EXERCISE DETAILS: Reproduce the lines from the one bearing "Rebuild this chart" through the one bearing "const y = d3.scaleLinear().domain([0, 60]).range([B, T]);", inclusive. Copy them exactly; include no other line.

>> Start SUPPLIED RECORDS

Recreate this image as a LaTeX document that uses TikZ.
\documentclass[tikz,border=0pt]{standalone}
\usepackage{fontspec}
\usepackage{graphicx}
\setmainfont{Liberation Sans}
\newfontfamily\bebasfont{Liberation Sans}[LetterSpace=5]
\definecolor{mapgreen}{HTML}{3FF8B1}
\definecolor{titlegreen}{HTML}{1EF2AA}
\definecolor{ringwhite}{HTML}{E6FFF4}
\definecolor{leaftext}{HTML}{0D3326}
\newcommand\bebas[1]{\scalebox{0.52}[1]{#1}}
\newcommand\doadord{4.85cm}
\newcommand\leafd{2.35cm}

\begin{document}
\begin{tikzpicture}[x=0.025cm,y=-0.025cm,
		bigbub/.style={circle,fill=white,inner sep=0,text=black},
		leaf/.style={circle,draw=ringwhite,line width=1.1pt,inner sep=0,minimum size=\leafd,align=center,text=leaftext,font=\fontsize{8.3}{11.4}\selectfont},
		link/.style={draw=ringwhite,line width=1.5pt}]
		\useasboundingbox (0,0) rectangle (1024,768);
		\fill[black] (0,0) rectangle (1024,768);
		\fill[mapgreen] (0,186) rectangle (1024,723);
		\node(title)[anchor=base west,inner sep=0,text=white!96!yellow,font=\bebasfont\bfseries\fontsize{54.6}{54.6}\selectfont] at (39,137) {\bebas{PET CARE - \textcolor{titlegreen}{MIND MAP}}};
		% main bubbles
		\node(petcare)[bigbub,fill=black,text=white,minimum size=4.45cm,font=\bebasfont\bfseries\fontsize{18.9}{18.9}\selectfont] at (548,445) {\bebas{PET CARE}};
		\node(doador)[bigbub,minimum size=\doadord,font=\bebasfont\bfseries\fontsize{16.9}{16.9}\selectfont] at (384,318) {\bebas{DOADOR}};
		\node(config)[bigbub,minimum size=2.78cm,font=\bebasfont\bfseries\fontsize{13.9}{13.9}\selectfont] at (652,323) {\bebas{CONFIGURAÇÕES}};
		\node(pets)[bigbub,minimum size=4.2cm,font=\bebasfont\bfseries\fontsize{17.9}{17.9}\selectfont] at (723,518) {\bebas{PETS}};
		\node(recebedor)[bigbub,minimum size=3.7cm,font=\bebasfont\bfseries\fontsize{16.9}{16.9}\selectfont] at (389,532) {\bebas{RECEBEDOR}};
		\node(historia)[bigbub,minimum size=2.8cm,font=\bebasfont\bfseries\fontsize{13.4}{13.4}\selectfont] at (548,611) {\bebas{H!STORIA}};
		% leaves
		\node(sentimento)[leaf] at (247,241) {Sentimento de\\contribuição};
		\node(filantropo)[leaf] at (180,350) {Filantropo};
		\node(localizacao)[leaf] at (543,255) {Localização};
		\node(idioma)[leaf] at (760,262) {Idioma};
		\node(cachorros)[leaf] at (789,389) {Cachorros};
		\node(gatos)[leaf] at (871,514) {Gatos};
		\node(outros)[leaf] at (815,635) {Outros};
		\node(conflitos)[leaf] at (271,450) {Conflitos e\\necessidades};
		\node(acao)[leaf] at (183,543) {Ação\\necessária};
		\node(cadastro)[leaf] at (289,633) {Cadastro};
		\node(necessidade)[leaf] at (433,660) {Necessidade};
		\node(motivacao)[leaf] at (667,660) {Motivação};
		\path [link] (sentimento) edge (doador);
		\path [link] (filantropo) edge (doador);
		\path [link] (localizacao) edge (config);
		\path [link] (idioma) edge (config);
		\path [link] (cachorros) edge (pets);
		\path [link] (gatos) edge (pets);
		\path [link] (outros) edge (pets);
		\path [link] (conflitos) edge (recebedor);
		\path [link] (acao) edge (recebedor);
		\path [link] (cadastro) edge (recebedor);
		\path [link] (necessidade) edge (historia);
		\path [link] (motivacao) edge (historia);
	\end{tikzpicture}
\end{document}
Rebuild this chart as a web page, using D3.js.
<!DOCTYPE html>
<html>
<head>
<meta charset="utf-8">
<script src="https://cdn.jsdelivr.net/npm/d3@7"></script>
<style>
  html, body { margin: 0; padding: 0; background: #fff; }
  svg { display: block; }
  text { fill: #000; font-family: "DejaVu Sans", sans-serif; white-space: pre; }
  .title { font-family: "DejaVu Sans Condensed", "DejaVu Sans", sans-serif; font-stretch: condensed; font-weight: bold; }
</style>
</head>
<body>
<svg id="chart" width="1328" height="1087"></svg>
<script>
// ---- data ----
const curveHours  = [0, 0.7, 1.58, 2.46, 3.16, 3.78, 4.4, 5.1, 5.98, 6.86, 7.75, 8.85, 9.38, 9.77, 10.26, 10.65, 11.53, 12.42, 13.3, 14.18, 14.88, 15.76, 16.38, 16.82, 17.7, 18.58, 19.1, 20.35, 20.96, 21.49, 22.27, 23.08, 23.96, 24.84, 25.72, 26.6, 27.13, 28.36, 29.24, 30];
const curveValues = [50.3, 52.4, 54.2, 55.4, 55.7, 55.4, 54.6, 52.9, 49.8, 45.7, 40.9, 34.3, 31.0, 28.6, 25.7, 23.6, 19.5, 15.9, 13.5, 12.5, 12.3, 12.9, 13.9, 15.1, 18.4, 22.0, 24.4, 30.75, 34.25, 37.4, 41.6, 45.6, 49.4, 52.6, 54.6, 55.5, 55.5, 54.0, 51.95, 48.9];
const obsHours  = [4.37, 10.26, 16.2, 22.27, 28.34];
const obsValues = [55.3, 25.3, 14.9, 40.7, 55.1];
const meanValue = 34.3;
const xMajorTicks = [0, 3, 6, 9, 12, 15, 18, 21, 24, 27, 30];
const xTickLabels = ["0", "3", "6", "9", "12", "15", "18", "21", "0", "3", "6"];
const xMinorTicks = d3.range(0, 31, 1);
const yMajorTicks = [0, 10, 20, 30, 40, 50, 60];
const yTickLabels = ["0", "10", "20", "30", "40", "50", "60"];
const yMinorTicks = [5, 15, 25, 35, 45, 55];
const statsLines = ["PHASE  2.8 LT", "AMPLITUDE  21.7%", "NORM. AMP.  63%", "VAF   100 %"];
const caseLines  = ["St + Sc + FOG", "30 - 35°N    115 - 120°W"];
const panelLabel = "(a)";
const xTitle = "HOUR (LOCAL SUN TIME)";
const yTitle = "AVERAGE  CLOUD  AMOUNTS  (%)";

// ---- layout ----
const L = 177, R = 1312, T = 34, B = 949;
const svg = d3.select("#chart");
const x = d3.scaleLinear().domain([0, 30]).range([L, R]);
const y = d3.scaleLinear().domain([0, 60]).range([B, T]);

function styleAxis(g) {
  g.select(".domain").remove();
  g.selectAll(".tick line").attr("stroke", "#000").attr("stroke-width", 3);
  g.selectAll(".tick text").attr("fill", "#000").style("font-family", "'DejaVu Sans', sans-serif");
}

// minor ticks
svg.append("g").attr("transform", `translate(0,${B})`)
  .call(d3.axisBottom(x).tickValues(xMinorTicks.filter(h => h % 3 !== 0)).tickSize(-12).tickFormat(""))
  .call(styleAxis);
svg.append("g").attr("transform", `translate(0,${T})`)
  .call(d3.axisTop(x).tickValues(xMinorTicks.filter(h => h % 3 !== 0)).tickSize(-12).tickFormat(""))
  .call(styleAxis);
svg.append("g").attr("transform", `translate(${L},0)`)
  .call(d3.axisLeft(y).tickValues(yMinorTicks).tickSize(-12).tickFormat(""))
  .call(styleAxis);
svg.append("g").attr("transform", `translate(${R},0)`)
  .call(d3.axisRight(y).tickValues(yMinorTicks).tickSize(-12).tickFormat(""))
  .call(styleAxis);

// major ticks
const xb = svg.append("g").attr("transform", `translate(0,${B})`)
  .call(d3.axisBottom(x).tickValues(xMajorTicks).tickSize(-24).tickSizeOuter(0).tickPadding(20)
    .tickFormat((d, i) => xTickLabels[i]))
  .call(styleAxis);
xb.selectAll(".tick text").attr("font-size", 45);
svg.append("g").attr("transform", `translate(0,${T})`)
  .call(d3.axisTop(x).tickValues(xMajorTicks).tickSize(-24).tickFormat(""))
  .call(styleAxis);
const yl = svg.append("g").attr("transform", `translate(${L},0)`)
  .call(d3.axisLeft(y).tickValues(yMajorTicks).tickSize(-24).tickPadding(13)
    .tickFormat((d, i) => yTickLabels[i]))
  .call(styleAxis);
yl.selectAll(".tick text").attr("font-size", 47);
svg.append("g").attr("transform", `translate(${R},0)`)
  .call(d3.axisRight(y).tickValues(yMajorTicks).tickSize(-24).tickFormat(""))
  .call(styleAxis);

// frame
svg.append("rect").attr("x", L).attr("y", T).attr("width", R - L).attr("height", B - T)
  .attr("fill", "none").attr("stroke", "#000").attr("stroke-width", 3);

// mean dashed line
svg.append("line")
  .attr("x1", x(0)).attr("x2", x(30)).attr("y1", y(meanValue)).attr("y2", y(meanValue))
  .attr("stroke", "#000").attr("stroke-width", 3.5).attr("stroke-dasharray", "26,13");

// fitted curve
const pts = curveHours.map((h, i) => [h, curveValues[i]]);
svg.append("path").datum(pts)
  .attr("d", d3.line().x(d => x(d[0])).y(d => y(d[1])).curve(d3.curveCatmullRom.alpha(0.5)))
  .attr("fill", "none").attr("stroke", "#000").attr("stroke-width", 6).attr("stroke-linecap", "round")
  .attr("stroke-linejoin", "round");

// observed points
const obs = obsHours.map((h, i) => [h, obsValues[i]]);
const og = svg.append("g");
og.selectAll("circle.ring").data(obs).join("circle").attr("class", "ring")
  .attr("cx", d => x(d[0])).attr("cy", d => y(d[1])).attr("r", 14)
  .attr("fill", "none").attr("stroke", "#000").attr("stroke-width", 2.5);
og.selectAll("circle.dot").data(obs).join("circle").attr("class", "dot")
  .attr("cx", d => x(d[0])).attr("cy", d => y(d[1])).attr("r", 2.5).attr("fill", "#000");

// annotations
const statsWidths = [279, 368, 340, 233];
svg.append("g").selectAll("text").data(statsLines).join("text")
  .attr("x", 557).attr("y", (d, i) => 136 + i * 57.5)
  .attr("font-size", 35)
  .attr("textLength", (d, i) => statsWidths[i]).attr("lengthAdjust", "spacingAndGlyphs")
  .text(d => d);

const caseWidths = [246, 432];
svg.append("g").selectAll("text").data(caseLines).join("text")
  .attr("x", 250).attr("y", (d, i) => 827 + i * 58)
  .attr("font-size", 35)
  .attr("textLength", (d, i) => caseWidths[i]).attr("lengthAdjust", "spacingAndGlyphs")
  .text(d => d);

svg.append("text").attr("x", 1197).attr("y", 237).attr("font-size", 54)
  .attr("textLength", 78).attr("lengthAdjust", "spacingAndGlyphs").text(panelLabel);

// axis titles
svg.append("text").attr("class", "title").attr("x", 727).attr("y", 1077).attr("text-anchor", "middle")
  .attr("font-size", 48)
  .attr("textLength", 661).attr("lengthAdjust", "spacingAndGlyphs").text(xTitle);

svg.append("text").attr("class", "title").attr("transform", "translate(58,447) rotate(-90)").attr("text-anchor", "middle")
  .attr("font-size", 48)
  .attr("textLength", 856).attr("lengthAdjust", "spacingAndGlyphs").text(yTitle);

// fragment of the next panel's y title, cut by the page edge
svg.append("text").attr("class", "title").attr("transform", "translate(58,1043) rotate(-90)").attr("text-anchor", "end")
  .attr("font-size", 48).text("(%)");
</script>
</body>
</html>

>> End SUPPLIED RECORDS

CORRECT RESPONSE:
Rebuild this chart as a web page, using D3.js.
<!DOCTYPE html>
<html>
<head>
<meta charset="utf-8">
<script src="https://cdn.jsdelivr.net/npm/d3@7"></script>
<style>
  html, body { margin: 0; padding: 0; background: #fff; }
  svg { display: block; }
  text { fill: #000; font-family: "DejaVu Sans", sans-serif; white-space: pre; }
  .title { font-family: "DejaVu Sans Condensed", "DejaVu Sans", sans-serif; font-stretch: condensed; font-weight: bold; }
</style>
</head>
<body>
<svg id="chart" width="1328" height="1087"></svg>
<script>
// ---- data ----
const curveHours  = [0, 0.7, 1.58, 2.46, 3.16, 3.78, 4.4, 5.1, 5.98, 6.86, 7.75, 8.85, 9.38, 9.77, 10.26, 10.65, 11.53, 12.42, 13.3, 14.18, 14.88, 15.76, 16.38, 16.82, 17.7, 18.58, 19.1, 20.35, 20.96, 21.49, 22.27, 23.08, 23.96, 24.84, 25.72, 26.6, 27.13, 28.36, 29.24, 30];
const curveValues = [50.3, 52.4, 54.2, 55.4, 55.7, 55.4, 54.6, 52.9, 49.8, 45.7, 40.9, 34.3, 31.0, 28.6, 25.7, 23.6, 19.5, 15.9, 13.5, 12.5, 12.3, 12.9, 13.9, 15.1, 18.4, 22.0, 24.4, 30.75, 34.25, 37.4, 41.6, 45.6, 49.4, 52.6, 54.6, 55.5, 55.5, 54.0, 51.95, 48.9];
const obsHours  = [4.37, 10.26, 16.2, 22.27, 28.34];
const obsValues = [55.3, 25.3, 14.9, 40.7, 55.1];
const meanValue = 34.3;
const xMajorTicks = [0, 3, 6, 9, 12, 15, 18, 21, 24, 27, 30];
const xTickLabels = ["0", "3", "6", "9", "12", "15", "18", "21", "0", "3", "6"];
const xMinorTicks = d3.range(0, 31, 1);
const yMajorTicks = [0, 10, 20, 30, 40, 50, 60];
const yTickLabels = ["0", "10", "20", "30", "40", "50", "60"];
const yMinorTicks = [5, 15, 25, 35, 45, 55];
const statsLines = ["PHASE  2.8 LT", "AMPLITUDE  21.7%", "NORM. AMP.  63%", "VAF   100 %"];
const caseLines  = ["St + Sc + FOG", "30 - 35°N    115 - 120°W"];
const panelLabel = "(a)";
const xTitle = "HOUR (LOCAL SUN TIME)";
const yTitle = "AVERAGE  CLOUD  AMOUNTS  (%)";

// ---- layout ----
const L = 177, R = 1312, T = 34, B = 949;
const svg = d3.select("#chart");
const x = d3.scaleLinear().domain([0, 30]).range([L, R]);
const y = d3.scaleLinear().domain([0, 60]).range([B, T]);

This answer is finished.